As Methodist author John Singleton explains:
The saga of John Wesley’s marriage is a cautionary tale from the roots of Methodism that ought to resonate today with any couple so involved in church life that they fail to leave enough space for each other.
Wesley and Mary Vazeille, a well-to-do widow and mother of four children, were married in 1751. By 1758 she had left him—unable to cope, it is said, with the competition for his time and devotion presented by the ever-burgeoning Methodist movement. Molly, as she was known, was to return and leave him again on several occasions before their final separation.
Due to her husband’s constant travels, Molly felt increasingly neglected.
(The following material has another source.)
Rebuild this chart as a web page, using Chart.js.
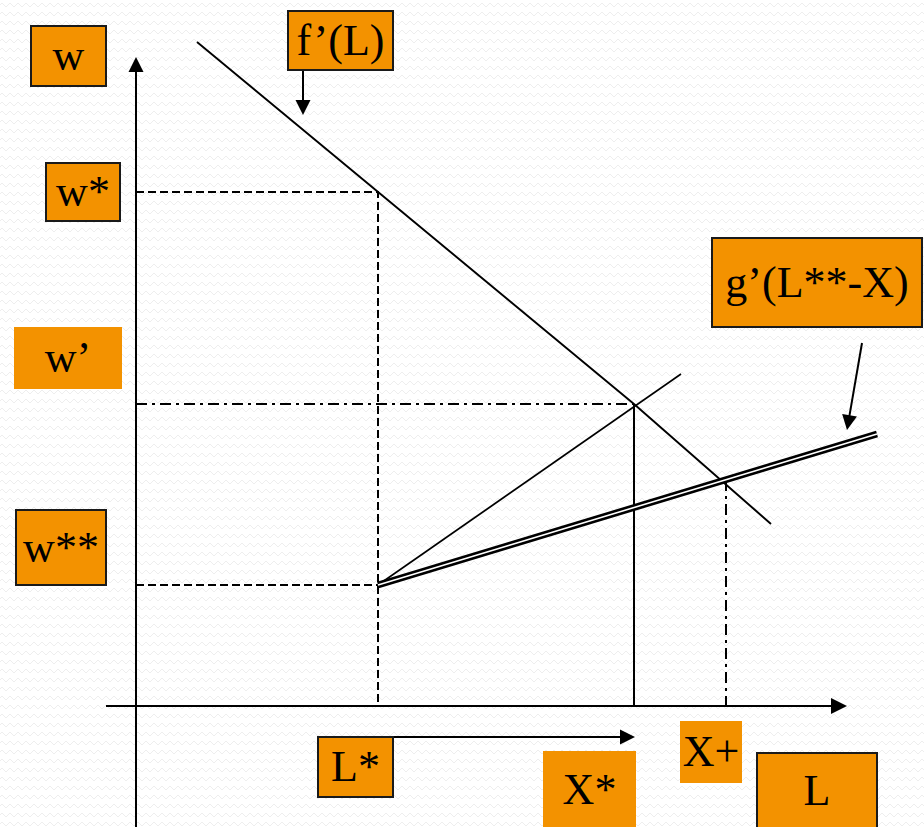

She grew jealous of her husband’s time since he was often away. And she became suspicious of the many friendly relationships he maintained with various women who were part of the Methodist movement. Wesley for his part did little to assauge her fears.
Consequently, their marriage was a rocky one, as Stephen Tomkins’ blunt biography reveals. Here are just a few brief episodes recounted in his book:
– [When Wesley left for a ministry tour in Ireland in 1758, Molly reported that her husband’s parting words to her were:] “I hope I shall see your wicked face no more.” (p. 155)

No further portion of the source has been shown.